As Champion asserts, Somerville’s snow removal muscles are particularly strong when compared to neighboring cities. Somerville’s budget for snow removal is $500,000, compared to $322,000 in Cambridge and $400,000 in Arlington. Last year, Somerville spent more than $700,000 on salt alone due to repeated and particularly brutal bouts of snow – 64 inches worth. (Snow removal is the only area of a city’s budget that is permitted to go into deficit.) In terms of equipment, Somerville clears its 4.1 square miles of land with those 42 pieces of snow-fighting machinery; Cambridge has 60 pieces for use on 6.26 square miles; Arlington works with 36 trucks on 5.2 square miles of much less densely populated land. (Contractors are also used on an as-needed basis.)

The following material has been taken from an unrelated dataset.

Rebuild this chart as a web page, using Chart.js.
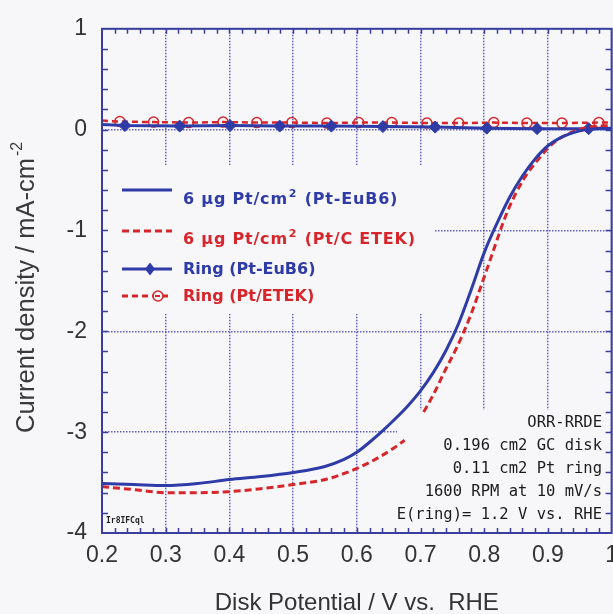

Once the streets have been taken care of, two crews of about four people each shovel out the city’s 33 buildings, with help at the public schools from the janitors. As the snow piles up and starts to cause problems for pedestrians in the squares, the city starts removing it by piling it into trucks and shipping it over to vacant land in Winter Hill, where it will melt naturally without blocking the way of Somerville’s many commuters.

Back-to-back storms can keep Koty and Willette – both native Somervillians – literally snowed under for days. Still, they often take the time to help out individuals when the snow creates an extreme dilemma – like a medical one: plowing out a driveway so someone can get to a dialysis appointment, that sort of thing. However, both have grown skeptical of the “I’m due to go into labor” excuse. “I tell them, ‘You’re about the hundredth one,’” says Willette with a chuckle.

When it’s all over, though, Koty, Champion and Willette have the same woes as the rest of us. Like many residents, they bring their work home. That’s because after the long, chilly hours of working a storm, there’s still one thing left to do. They return home to driveways plowed in by snow. And they have to shovel.